ALL my cities "try" to be Super cities. It all depends on what resources the city has when founded or gets with tech development.

I Never have a city or 2 designated as Troop cities, All cities are troop cities and All cities are Research, Production, Culture, whatever else is left Cities. In other words I try to make every city as wide based as possible. Like the original quoted poster complained about that Is my style of play.

So there you go again, I play my cities differently than almost everyone that's posted here.

So I ask the obvious question:Why is Specialized cities better than broad based cities anyway?

If I have a city specialized in research and I lose that city to Invasion I've just hosed my research efforts. Doesn't sound or play that smart or well to me, imho.

JosEPh :)
 
I broad base too though some cities become "troop" cities anyway as they have a higher production. Just the way it happens.
 
So I ask the obvious question:Why is Specialized cities better than broad based cities anyway?

Clustering wonders of the same type will give you more control on what sort of great people you get. Such as clustering all your science wonders in one city without other type of wonders will more likely give you a great scientist.

Another useful method is having your great generals join your military city so the troops that come out start with a bunch more XP than you can get from buildings.
 
I try to capture all the possible free promotions and extra xp possible in one city, pour hundreds of slaves into that one city, build most wonders there, pop out level 10 troops at a rate of 10 per round by midgame. The rest of the cities just become support cities to that one city after all that is said and established.
 
Clustering wonders of the same type will give you more control on what sort of great people you get. Such as clustering all your science wonders in one city without other type of wonders will more likely give you a great scientist.

Another useful method is having your great generals join your military city so the troops that come out start with a bunch more XP than you can get from buildings.

I used to do this with most of my GGs but this latest game I have (for the first time) being playing with Great Comamnders turned on, and they totally rock, so several GGs have gone that way.
 
I think supercities tend to happen because resources near a city don't matter that much more than just what land is nearby.
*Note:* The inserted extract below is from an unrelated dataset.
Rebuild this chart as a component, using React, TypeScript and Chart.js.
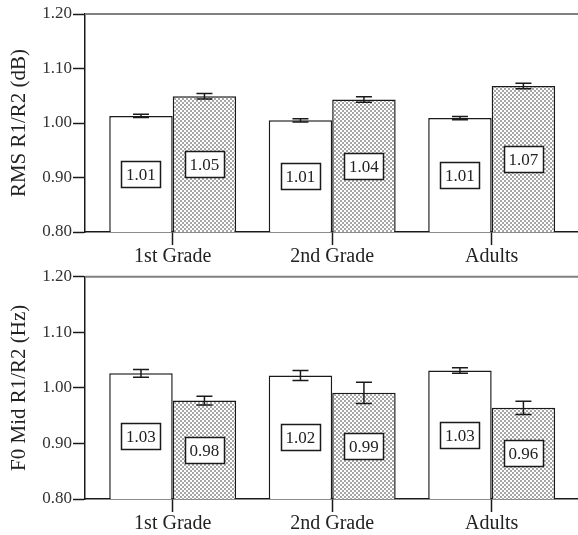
import React, { useEffect, useRef } from 'react';
import { Chart, registerables } from 'chart.js';

Chart.register(...registerables);

const categories = ['1st Grade', '2nd Grade', 'Adults'];

// Top panel: RMS R1/R2 (dB)
const rmsTitle = 'RMS R1/R2 (dB)';
const rmsWhite = [1.013, 1.005, 1.009];
const rmsWhiteErr = [0.003, 0.003, 0.003];
const rmsWhiteLabels = ['1.01', '1.01', '1.01'];
const rmsDotted = [1.049, 1.043, 1.068];
const rmsDottedErr = [0.005, 0.005, 0.005];
const rmsDottedLabels = ['1.05', '1.04', '1.07'];

// Bottom panel: F0 Mid R1/R2 (Hz)
const f0Title = 'F0 Mid R1/R2 (Hz)';
const f0White = [1.026, 1.022, 1.031];
const f0WhiteErr = [0.007, 0.009, 0.005];
const f0WhiteLabels = ['1.03', '1.02', '1.03'];
const f0Dotted = [0.977, 0.991, 0.964];
const f0DottedErr = [0.008, 0.019, 0.012];
const f0DottedLabels = ['0.98', '0.99', '0.96'];

const yMin = 0.8;
const yMax = 1.2;
const yStep = 0.1;

const FONT = "'Liberation Serif', 'Times New Roman', serif";
const INK = '#1a1a1a';

function makePattern(): CanvasPattern | string {
  const c = document.createElement('canvas');
  c.width = 4;
  c.height = 4;
  const g = c.getContext('2d');
  if (!g) return '#d0d0d0';
  g.fillStyle = '#ffffff';
  g.fillRect(0, 0, 4, 4);
  g.fillStyle = '#a6a6a6';
  g.fillRect(0, 0, 2, 2);
  g.fillRect(2, 2, 2, 2);
  const p = g.createPattern(c, 'repeat');
  return p || '#d0d0d0';
}

const decorPlugin = {
  id: 'decor',
  beforeDatasetsDraw(chart: any) {
    const { ctx, chartArea } = chart;
    ctx.save();
    ctx.strokeStyle = '#808080';
    ctx.lineWidth = 2;
    ctx.beginPath();
    ctx.moveTo(chartArea.left, chartArea.top);
    ctx.lineTo(chartArea.right + 1, chartArea.top);
    ctx.stroke();
    ctx.restore();
  },
  afterDatasetsDraw(chart: any) {
    const { ctx } = chart;
    const yScale = chart.scales.y;
    const basePx = yScale.getPixelForValue(yMin);
    chart.data.datasets.forEach((ds: any, i: number) => {
      const meta = chart.getDatasetMeta(i);
      meta.data.forEach((bar: any, j: number) => {
        const v = ds.data[j].y;
        const e = ds.errors[j];
        const x = bar.x;
        const yt = yScale.getPixelForValue(v + e);
        const yb = yScale.getPixelForValue(v - e);
        ctx.save();
        ctx.strokeStyle = INK;
        ctx.lineWidth = 1.5;
        ctx.beginPath();
        ctx.moveTo(x, yt);
        ctx.lineTo(x, yb);
        ctx.moveTo(x - 8, yt);
        ctx.lineTo(x + 8, yt);
        ctx.moveTo(x - 8, yb);
        ctx.lineTo(x + 8, yb);
        ctx.stroke();

        // value label box, centred on the bar's middle
        const label = String(ds.valueLabels[j]);
        const top = yScale.getPixelForValue(v);
        const cy = (top + basePx) / 2;
        ctx.font = `17px ${FONT}`;
        const tw = ctx.measureText(label).width;
        const bw = Math.round(tw + 9);
        const bh = 26;
        const bx = Math.round(x - bw / 2) + 0.5;
        const by = Math.round(cy - bh / 2) + 0.5;
        ctx.fillStyle = '#ffffff';
        ctx.fillRect(bx, by, bw, bh);
        ctx.lineWidth = 1.5;
        ctx.strokeStyle = INK;
        ctx.strokeRect(bx, by, bw, bh);
        ctx.fillStyle = '#222';
        ctx.textAlign = 'center';
        ctx.textBaseline = 'middle';
        ctx.fillText(label, x, by + bh / 2 + 1);
        ctx.restore();
      });
    });
  },
};

function makeConfig(
  title: string,
  a: number[], aErr: number[], aLab: string[],
  b: number[], bErr: number[], bLab: string[],
  padTop: number,
  pattern: CanvasPattern | string
): any {
  return {
    type: 'bar',
    data: {
      datasets: [
        {
          data: a.map((v, i) => ({ x: i, y: v })),
          errors: aErr,
          valueLabels: aLab,
          backgroundColor: '#ffffff',
          borderColor: INK,
          borderWidth: 1.5,
          categoryPercentage: 0.796,
          barPercentage: 1.0,
        },
        {
          data: b.map((v, i) => ({ x: i, y: v })),
          errors: bErr,
          valueLabels: bLab,
          backgroundColor: pattern,
          borderColor: INK,
          borderWidth: 1.5,
          categoryPercentage: 0.796,
          barPercentage: 1.0,
        },
      ],
    },
    options: {
      responsive: false,
      animation: false,
      devicePixelRatio: 1,
      layout: { padding: { top: padTop, right: 1, left: 0, bottom: 0 } },
      plugins: {
        legend: { display: false },
        tooltip: { enabled: false },
      },
      scales: {
        x: {
          type: 'linear',
          min: -0.55,
          max: 2.535,
          offset: false,
          afterFit(scale: any) {
            scale.height = 36;
          },
          grid: {
            display: true,
            offset: false,
            drawOnChartArea: false,
            drawTicks: true,
            tickLength: 13,
            tickColor: INK,
            tickWidth: 1.5,
          },
          border: { display: true, color: INK, width: 1.5 },
          ticks: {
            stepSize: 1,
            includeBounds: false,
            autoSkip: false,
            maxRotation: 0,
            padding: 0,
            color: '#222',
            font: { family: FONT, size: 20 },
            callback: (v: number) =>
              Number.isInteger(v) && categories[v] !== undefined ? categories[v] : '',
          },
        },
        y: {
          min: yMin,
          max: yMax,
          afterFit(scale: any) {
            scale.width = 85;
          },
          grid: {
            display: true,
            drawOnChartArea: false,
            drawTicks: true,
            tickLength: 12,
            tickColor: INK,
            tickWidth: 1.5,
          },
          border: { display: true, color: INK, width: 1.5 },
          ticks: {
            stepSize: yStep,
            padding: 1,
            color: '#333',
            font: { family: FONT, size: 17, lineHeight: 0.9 },
            callback: (v: number) => Number(v).toFixed(2),
          },
          title: {
            display: true,
            text: title,
            color: '#222',
            padding: { top: 7, bottom: 0 },
            font: { family: FONT, size: 21 },
          },
        },
      },
    },
    plugins: [decorPlugin],
  };
}

function Panel(props: {
  height: number;
  title: string;
  a: number[]; aErr: number[]; aLab: string[];
  b: number[]; bErr: number[]; bLab: string[];
  padTop: number;
}) {
  const ref = useRef<HTMLCanvasElement | null>(null);
  useEffect(() => {
    if (!ref.current) return;
    const chart = new Chart(
      ref.current,
      makeConfig(props.title, props.a, props.aErr, props.aLab, props.b, props.bErr, props.bLab, props.padTop, makePattern())
    );
    return () => chart.destroy();
  }, []);
  return (
    <canvas
      ref={ref}
      width={578}
      height={props.height}
      style={{ display: 'block', width: 578, height: props.height }}
    />
  );
}

export default function App() {
  return (
    <div style={{ position: 'absolute', left: 0, top: 0, width: 578, height: 535, background: '#fff' }}>
      <Panel
        height={268}
        title={rmsTitle}
        a={rmsWhite} aErr={rmsWhiteErr} aLab={rmsWhiteLabels}
        b={rmsDotted} bErr={rmsDottedErr} bLab={rmsDottedLabels}
        padTop={14}
      />
      <Panel
        height={267}
        title={f0Title}
        a={f0White} aErr={f0WhiteErr} aLab={f0WhiteLabels}
        b={f0Dotted} bErr={f0DottedErr} bLab={f0DottedLabels}
        padTop={8}
      />
    </div>
  );
}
As long as there are enough food and hammers for a citiy, its awesome. And coastal cities are so incredibly bad for 75% of the game, I really think there needs to be some buildings that add hammers and food to more water tiles.
 
I think supercities tend to happen because resources near a city don't matter that much more than just what land is nearby. As long as there are enough food and hammers for a citiy, its awesome. And coastal cities are so incredibly bad for 75% of the game, I really think there needs to be some buildings that add hammers and food to more water tiles.

Weird. I hate non-coastal cities because of the extra trade routes and tarde-associated benefits that coastal ones have (as well as the habor line). It's probably a style thing - my gameplay style makes extra trade routes and global trading very central. However, coastal cities with too many of their tiles being water (especially non-coastal water) is certainly a production crimp, but IMO that's balanced by the trade plusses.
 
I'm with Koshling on this one. The extra Trade (without the cap of 16 Trade Routes) is worth it throughout the entire game.